Trudeau, who is on his way to Peru for the Summit of the Americas, will return to Ottawa for the meeting before resuming his travels to Paris and London, spokespers­on Chantal Gagnon said Thursday, just moments before the prime minister’s flight took off.

Tensions over the pipeline impasse reached a new peak this week when Kinder Morgan stopped all non-essential spending on the expansion project, pending reassuranc­e from the federal government that the project would be going ahead.

Trudeau had an emergency cabinet meeting on Tuesday where ministers discussed – but did not settle on – options for action, including whether to help finance the project or pull funding from B.C. to help convince Horgan to stop blocking the project.

Finance Minister Bill Morneau met Wednesday with Notley, after which he said the federal government would meet the company’s May 31 deadline for action.

Ottawa has jurisdicti­on for the pipeline and approved the expansion plans in 2016, but Horgan has thrown up a number of road blocks, including a lawsuit over the approval process and a threat to prevent oil from flowing through it, all of which have helped to spook Kinder Morgan’s investors.

The impasse has become one of the most difficult political predicamen­ts to date for the Trudeau government, which is being squeezed between those who accuse it of not doing enough to get the expansion built, and critics who don’t want to see it built at all.

Trudeau posted a new video Thursday in which he insists he would never approve pipelines like the Trans Mountain expansion if he did not believe they could proceed safely.

In the video, Trudeau is seen strolling along a B.C. beach with Ocean Networks Canada CEO Kate Moran and Rob Stewart, president of B.C. Coast Pilots, discussing the government’s $ 1.5- billion oceans protection plan, which he says gives the government the confidence that Canada’s oceans and coastlines will be protected even with a new, expanded pipeline.
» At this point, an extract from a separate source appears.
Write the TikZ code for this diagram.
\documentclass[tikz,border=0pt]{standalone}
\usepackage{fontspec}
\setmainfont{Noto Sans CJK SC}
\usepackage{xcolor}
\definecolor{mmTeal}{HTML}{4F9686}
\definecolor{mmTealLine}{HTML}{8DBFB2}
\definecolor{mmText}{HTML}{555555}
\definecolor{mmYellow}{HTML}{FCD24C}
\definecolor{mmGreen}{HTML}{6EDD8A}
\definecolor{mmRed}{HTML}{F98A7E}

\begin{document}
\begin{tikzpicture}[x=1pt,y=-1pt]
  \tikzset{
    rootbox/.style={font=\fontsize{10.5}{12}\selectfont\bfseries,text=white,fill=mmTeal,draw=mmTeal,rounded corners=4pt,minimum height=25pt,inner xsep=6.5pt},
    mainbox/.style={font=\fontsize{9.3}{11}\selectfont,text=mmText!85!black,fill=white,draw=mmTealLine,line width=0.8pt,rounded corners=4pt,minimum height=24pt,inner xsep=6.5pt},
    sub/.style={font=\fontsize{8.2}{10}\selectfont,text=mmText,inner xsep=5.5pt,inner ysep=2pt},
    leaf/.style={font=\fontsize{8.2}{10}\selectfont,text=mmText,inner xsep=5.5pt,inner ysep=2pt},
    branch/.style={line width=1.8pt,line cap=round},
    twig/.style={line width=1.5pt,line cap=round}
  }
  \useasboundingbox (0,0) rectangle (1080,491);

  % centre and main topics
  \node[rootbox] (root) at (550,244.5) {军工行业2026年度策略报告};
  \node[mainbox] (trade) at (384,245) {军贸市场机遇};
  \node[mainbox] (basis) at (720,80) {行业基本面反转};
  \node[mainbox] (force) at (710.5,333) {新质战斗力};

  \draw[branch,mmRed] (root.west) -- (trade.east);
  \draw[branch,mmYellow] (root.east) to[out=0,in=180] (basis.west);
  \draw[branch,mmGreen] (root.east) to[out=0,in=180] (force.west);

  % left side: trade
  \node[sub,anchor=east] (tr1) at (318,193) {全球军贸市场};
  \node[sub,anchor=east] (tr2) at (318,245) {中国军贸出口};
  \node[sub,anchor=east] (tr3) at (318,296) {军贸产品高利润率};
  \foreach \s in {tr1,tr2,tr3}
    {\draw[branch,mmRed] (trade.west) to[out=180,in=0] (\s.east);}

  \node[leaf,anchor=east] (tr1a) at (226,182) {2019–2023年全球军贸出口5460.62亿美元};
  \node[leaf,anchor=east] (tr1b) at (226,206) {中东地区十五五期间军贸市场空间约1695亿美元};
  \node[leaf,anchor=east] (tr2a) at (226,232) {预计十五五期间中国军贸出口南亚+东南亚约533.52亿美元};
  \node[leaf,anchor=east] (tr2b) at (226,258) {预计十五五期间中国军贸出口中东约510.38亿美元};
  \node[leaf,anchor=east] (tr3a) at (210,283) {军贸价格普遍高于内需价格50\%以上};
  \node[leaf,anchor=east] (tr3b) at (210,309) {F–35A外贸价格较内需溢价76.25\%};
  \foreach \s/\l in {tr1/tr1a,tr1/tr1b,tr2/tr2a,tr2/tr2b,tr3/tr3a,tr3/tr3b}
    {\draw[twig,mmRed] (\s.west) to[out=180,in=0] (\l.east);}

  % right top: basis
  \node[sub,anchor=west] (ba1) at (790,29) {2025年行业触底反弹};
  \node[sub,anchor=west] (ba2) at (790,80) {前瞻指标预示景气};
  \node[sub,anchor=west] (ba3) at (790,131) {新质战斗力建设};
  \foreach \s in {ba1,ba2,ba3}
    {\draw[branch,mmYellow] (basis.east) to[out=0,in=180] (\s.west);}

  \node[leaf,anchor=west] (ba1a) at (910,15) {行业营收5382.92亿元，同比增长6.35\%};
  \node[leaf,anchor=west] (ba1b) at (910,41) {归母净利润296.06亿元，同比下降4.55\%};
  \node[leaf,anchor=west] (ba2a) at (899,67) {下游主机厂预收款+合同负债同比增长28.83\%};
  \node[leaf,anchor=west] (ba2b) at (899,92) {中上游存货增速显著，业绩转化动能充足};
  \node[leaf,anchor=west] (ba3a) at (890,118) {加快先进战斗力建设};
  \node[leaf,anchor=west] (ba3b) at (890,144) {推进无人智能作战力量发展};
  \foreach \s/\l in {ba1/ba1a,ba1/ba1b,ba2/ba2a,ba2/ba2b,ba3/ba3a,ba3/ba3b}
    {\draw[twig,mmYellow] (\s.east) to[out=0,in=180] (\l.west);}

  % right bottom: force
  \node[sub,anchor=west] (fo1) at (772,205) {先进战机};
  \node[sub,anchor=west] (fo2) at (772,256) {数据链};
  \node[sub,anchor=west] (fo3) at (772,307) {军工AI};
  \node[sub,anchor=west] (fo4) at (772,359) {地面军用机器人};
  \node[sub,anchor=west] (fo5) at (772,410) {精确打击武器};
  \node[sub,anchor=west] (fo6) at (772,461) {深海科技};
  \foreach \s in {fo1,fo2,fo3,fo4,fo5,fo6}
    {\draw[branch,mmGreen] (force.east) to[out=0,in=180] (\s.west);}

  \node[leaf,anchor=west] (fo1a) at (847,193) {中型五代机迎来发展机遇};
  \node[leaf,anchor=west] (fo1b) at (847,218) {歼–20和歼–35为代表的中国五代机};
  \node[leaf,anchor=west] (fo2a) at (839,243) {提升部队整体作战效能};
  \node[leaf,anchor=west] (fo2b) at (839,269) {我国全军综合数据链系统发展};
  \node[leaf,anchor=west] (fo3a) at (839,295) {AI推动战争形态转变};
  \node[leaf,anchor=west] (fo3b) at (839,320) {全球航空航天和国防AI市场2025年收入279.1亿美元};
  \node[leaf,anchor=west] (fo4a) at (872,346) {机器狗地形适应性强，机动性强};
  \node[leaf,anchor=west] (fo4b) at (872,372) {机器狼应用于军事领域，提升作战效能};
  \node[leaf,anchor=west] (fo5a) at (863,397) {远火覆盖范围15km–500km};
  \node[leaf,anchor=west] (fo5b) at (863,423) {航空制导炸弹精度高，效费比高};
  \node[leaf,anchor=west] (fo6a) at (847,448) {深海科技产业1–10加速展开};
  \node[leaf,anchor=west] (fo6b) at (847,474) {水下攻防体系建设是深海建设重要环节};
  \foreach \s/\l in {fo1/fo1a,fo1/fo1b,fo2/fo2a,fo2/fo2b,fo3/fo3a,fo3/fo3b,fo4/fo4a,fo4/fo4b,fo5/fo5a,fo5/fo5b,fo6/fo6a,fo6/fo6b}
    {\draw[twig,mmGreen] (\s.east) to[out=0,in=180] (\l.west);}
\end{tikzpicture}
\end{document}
Trudeau has long insisted that the environmen­t can’t be properly protected if Canada can’t also get its resources to market, since resource-driven economic growth is what allows the government to take steps to protect the environmen­t. Had the government not approved the pipeline, it would never have been able to convince industry stakeholde­rs or the Alberta government to support its climate and oceans protection plans, he has said.

Thursday’s developmen­ts come the same day as a new economic analysis from Environmen­tal Defence and Climate Action Network Canada, which argues the country’s emissions targets can still be met without new pipelines and without hurting the economy.